Provided data

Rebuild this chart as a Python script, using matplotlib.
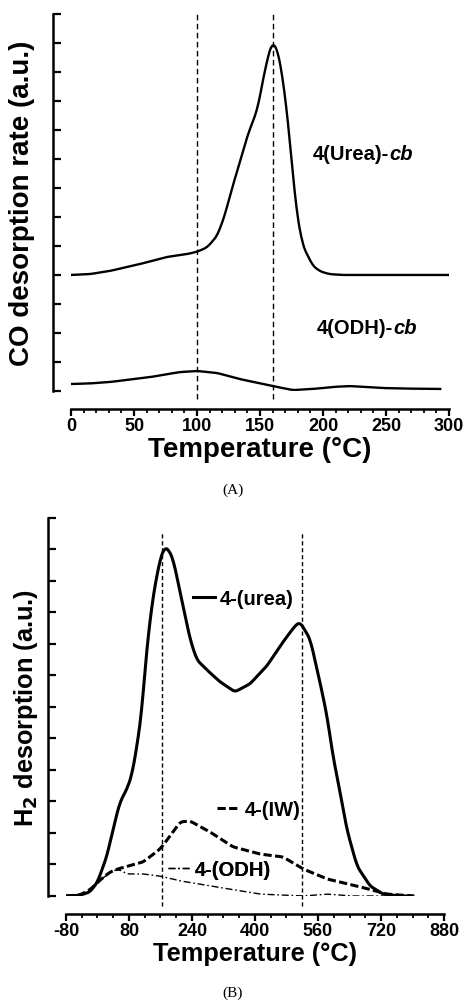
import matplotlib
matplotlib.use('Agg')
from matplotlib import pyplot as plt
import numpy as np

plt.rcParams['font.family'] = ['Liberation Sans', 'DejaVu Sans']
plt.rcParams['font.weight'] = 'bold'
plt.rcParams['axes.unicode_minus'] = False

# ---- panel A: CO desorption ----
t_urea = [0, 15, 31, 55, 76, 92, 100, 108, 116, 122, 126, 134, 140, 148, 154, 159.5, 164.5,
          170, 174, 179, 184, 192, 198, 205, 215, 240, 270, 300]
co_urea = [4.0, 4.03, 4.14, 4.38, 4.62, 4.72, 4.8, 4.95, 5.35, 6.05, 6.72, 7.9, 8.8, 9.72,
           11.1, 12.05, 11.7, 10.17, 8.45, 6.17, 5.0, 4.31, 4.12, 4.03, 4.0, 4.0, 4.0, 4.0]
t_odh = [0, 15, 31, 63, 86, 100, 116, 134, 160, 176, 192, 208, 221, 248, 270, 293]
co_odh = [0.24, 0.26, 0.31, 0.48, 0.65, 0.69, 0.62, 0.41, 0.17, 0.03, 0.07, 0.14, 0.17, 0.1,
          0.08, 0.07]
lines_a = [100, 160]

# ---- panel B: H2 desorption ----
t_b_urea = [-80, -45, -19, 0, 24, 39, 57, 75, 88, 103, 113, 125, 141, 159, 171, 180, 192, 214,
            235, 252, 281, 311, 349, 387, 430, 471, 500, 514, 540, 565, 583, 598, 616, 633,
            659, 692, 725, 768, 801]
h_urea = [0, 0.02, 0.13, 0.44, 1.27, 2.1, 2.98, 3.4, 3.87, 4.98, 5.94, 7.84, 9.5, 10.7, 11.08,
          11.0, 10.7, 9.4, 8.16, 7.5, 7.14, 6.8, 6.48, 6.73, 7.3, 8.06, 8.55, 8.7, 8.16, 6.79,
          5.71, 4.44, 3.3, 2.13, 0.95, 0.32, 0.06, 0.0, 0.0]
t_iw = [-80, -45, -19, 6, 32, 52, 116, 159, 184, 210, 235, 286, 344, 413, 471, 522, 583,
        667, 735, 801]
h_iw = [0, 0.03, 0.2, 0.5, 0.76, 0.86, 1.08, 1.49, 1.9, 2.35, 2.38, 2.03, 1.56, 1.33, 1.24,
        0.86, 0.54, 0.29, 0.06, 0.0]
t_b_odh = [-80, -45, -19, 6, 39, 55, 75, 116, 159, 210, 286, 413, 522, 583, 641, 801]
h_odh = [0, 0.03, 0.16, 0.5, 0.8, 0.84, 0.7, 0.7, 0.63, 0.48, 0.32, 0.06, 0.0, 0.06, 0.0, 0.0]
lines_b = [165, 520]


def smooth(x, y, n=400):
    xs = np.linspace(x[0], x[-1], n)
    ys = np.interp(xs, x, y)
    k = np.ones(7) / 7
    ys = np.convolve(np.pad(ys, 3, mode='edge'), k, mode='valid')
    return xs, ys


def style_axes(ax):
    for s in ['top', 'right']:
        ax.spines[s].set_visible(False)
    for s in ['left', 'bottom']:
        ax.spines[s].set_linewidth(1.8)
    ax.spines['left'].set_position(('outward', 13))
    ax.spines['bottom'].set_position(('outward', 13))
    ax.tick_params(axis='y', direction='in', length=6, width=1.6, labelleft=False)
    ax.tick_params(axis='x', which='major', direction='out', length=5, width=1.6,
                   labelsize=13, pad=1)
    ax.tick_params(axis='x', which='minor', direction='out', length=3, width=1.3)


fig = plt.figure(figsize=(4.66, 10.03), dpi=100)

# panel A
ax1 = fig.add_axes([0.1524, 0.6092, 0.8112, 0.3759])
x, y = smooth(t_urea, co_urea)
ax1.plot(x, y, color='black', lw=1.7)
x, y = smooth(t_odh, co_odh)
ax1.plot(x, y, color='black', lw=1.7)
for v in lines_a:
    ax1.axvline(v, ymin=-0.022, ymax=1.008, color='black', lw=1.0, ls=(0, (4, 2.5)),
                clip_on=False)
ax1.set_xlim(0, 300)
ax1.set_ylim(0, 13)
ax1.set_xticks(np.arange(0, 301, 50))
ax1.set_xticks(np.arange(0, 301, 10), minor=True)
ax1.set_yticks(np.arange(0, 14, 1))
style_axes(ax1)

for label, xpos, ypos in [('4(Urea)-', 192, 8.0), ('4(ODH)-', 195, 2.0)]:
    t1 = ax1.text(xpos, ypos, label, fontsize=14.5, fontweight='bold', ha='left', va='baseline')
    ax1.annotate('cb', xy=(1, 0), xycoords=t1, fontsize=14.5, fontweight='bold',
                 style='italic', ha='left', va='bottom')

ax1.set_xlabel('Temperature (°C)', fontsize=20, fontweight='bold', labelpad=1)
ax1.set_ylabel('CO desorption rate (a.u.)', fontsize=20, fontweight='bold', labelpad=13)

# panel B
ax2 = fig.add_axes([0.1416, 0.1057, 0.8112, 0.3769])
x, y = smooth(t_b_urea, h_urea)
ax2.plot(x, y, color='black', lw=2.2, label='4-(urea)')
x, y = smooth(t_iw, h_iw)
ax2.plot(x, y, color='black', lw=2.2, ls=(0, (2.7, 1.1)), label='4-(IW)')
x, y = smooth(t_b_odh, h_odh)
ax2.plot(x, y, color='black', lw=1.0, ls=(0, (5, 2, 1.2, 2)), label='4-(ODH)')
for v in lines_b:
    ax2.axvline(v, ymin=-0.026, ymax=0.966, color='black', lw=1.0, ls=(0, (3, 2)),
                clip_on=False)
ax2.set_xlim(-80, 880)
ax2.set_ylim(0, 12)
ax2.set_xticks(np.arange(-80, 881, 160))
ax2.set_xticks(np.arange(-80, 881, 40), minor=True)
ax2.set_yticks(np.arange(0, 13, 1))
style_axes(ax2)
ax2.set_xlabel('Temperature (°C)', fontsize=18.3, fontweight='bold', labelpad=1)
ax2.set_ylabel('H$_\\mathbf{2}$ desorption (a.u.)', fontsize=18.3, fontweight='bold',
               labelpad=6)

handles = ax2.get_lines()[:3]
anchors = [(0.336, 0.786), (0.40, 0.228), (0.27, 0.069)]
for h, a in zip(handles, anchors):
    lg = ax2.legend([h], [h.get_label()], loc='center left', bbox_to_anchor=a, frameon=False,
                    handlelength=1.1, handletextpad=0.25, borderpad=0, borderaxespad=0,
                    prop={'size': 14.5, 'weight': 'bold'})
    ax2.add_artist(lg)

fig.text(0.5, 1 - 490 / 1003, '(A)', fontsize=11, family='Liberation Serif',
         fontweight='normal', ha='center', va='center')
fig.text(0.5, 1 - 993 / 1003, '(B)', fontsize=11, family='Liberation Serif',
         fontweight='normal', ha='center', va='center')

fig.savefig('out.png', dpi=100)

Exercise description
Begin at the first line of the data above and repeat each line exactly, stopping after the line containing "lines_a = [100, 160]". Omit the pictures.

Result of the exercise
Rebuild this chart as a Python script, using matplotlib.
import matplotlib
matplotlib.use('Agg')
from matplotlib import pyplot as plt
import numpy as np

plt.rcParams['font.family'] = ['Liberation Sans', 'DejaVu Sans']
plt.rcParams['font.weight'] = 'bold'
plt.rcParams['axes.unicode_minus'] = False

# ---- panel A: CO desorption ----
t_urea = [0, 15, 31, 55, 76, 92, 100, 108, 116, 122, 126, 134, 140, 148, 154, 159.5, 164.5,
          170, 174, 179, 184, 192, 198, 205, 215, 240, 270, 300]
co_urea = [4.0, 4.03, 4.14, 4.38, 4.62, 4.72, 4.8, 4.95, 5.35, 6.05, 6.72, 7.9, 8.8, 9.72,
           11.1, 12.05, 11.7, 10.17, 8.45, 6.17, 5.0, 4.31, 4.12, 4.03, 4.0, 4.0, 4.0, 4.0]
t_odh = [0, 15, 31, 63, 86, 100, 116, 134, 160, 176, 192, 208, 221, 248, 270, 293]
co_odh = [0.24, 0.26, 0.31, 0.48, 0.65, 0.69, 0.62, 0.41, 0.17, 0.03, 0.07, 0.14, 0.17, 0.1,
          0.08, 0.07]
lines_a = [100, 160]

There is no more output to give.